One paradox about Protestant Christianity is that both the mainline and evangelical ends of the theological spectrum bear the seeds of their own decline.
Mainliners — comparatively liberal denominations such as the Methodists, Presbyterians, Christian Church (Disciples of Christ) and Episcopalians — have been hemorrhaging members and influence for five or six decades.
Conversely, a few years ago, the common wisdom said conservative Protestants—such as the Southern Baptists, the Assemblies of God, independent charismatic churches and so on — would surely ascend to greater and greater prominence.
Now many of them, too, are losing influence and numbers, particularly among younger adults.

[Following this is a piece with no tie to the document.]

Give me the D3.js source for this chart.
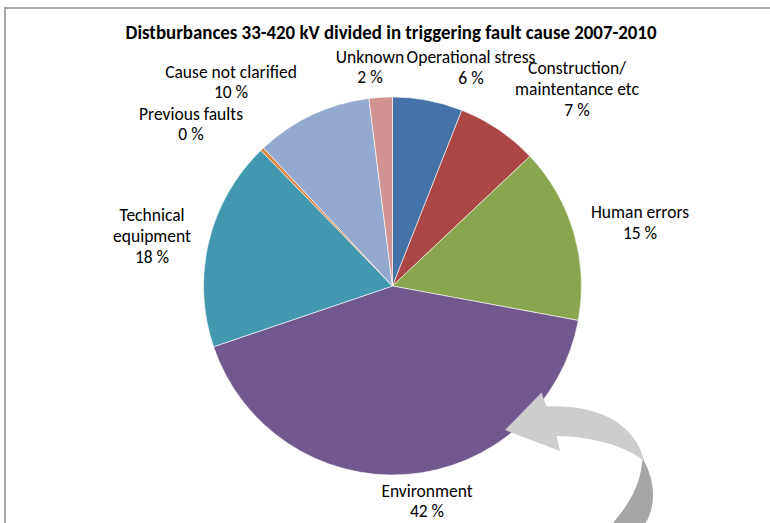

For instance, the conservative Southern Baptist Convention, the nation's largest Protestant denomination, has publicly acknowledged its struggle with significant declines in conversions, baptisms and overall membership.
Meanwhile, the numbers of atheists, agnostics and spiritual-but-not-religious folks are increasing. Yes, they're still a minority, but they're a growing minority.
It's not an auspicious time to be in the Protestant religion trade.
The strange thing is, there are substantial differences and a historic rivalry between mainline and evangelical Protestants, yet neither faction is performing very well.
(Disclaimer: I'm about to paint with an exceedingly broad brush. Sorry.)
Mainliners long ago developed a theologically and socially progressive strain of Christianity. They were more willing to adopt the manners and norms of, for want of better terms, moderate-to-liberal, upper-middle-class, educated society.
They embraced looser, even skeptical, interpretations of the Bible.
Over the years, they've defended, or at least tolerated, peace movements, racial and gender equality, divorce, co-habitation and, more recently, gay rights.
Not that such views are bad.
But here's the problem. If you buy into ever-shifting social trends, if you become perceived as biblically squishy, then if you're not careful you also become indistinguishable from any secular do-gooder institution, especially if you downplay teachings about individual piety and eschew moral certainty.
Parishioners find fewer reasons to devote themselves to church work and lives of faith. They don't get mad and quit so much as they just apathetically drift away.
Conservative Christianity carries its own blowback.
It advertises sure-fire answers to complex problems, divine moral absolutes with the consequent blessings or punishments, a God who is intimately involved with each individual churchgoer.
These can be good things, too.
But if my mail is any indicator, this approach ends up alienating many, many people today, perhaps more people than it attracts. A lot of the alienated used to sit in the pews. Instead of nurturing them in the kingdom of God, this worldview ran them off.
A lot of sensitive, innocent people got wounded, ignored or shunned. That's because unquestioning self-assurance, strict rules and simple answers too easily mutate into arrogance, intellectual and moral hypocrisy, intolerance and meanness.
What might work better than either of these two approaches?
Boy, I wish I knew. My own approach to Christianity lies somewhere in the middle — largely Bible-based, partly academic, partly social gospel, partly individual redemption. Some answers, some questions. Lots of grace.
I'd be the first to admit it is, if anything, less successful in attracting the unchurched than the two other approaches. It does help my 80 parishioners and me. But that's not the basis for a broad theological strategy, much less a world-changing one.
In the end, I guess, each of us just has to him or her own self be true, and let the chips fall where they fall. (Pardon the mixed clichés.)
I try to be faithful to God and the gospel as best I can understand them. I try to tell the truth as best I know it, and when I don't have an answer I try to admit that, too.
I find comfort in reminding myself that in the grand scheme, I won't have to answer to the masses anyway. I'll have to answer to the Lord, who'll only be concerned about whether or not I was faithful with the little portion he gave me.
So in return for that portion, I give him my best, to the extent I can discern what my best is.
Ultimately, the results are in his hands.